What does any of this have to do with Lovecraft’s unspeakable, squid-faced space monster Cthulhu? (It’s pronounced kuh-THOO-loo, though I wouldn’t recommend it.) Not much, honestly, though the movie is loosely based on Lovecraft’s short story “The Shadow over Innsmouth.” What it shares with the 1920s New England horror writer is a tone: It isn’t expressly frightening as much as dreamily unsettling and endearingly batty. Portland may have an annual H. P. Lovecraft Film Festival each October, but the Pacific Northwest has long needed some brash regionalist filmmaker to seize upon its gloomy wilderness as a setting for Weird Tales pulp. Now first-time director Dan Gildark, a Seattle-based alum of Portland’s NW Film Center School of Film, has transformed Oregon into the Mountains of Madness.

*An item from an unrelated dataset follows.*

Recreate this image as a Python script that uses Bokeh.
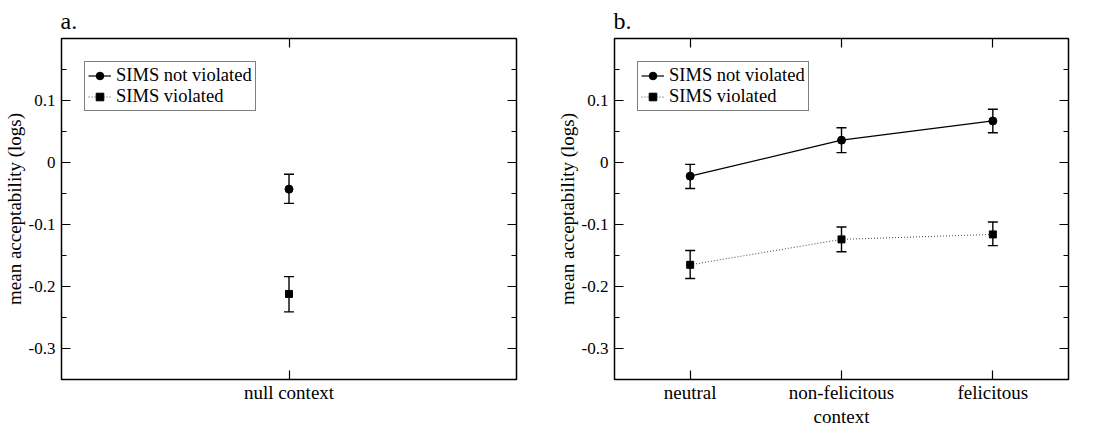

Gildark and screenwriter Grant Cogswell’s nervy work is a reminder of the timidity of most independent filmmaking—even when Cthulhu fails, it fails with panache. (The acting is a weak spot: Cottle is a bland lead, Spelling overplays the lady rapist, and only Scott Patrick Green connects as Russ’ teenage flame.) But cinematographer Sean Kirby—whose work was the only good thing about 2006’s bestiality movie Zoo—again guides the camera expertly, suggesting menace around every coastal-highway curve. Even Gildark’s most obvious gimmick—gay love story meets otherworldly horror—has emotional weight. Cthulhu is basically the tale of a religious-fundamentalist family willing to take extreme measures to cure their son of his sexual orientation. (It happens that the Marches worship slimy sea beasts instead of Jesus.) And it takes a certain daring to repurpose The Lion, the Witch and the Wardrobe as an allegory for a gay idyll.
But that’s just where Dan Gildark starts getting weird. I’m not sure exactly when I realized that Cthulhu wasn’t content to follow the path of other horror movies—maybe it was when Spelling tried to seduce the hero next to a polar-bear tank at the local aquarium—but I recognized the disquieting sensation of seeing something fresh. The movie, like most bold pieces of art, flirts with unintentional comedy, but it pushes right past that threat, even as its plausibility crumbles. Lovecraft would be confused and probably appalled—he wasn’t comfortable with any kind of sex—but even the agitated mythologizer would have to appreciate the way a local sheriff interrogates Russ with quotations from Yeats: “And what rough beast, its hour come round at last, slouches toward Bethlehem to be born? I’m your rough beast, Russ!” The movie falls apart—the center does not hold—but its anarchy is a blast to watch. R.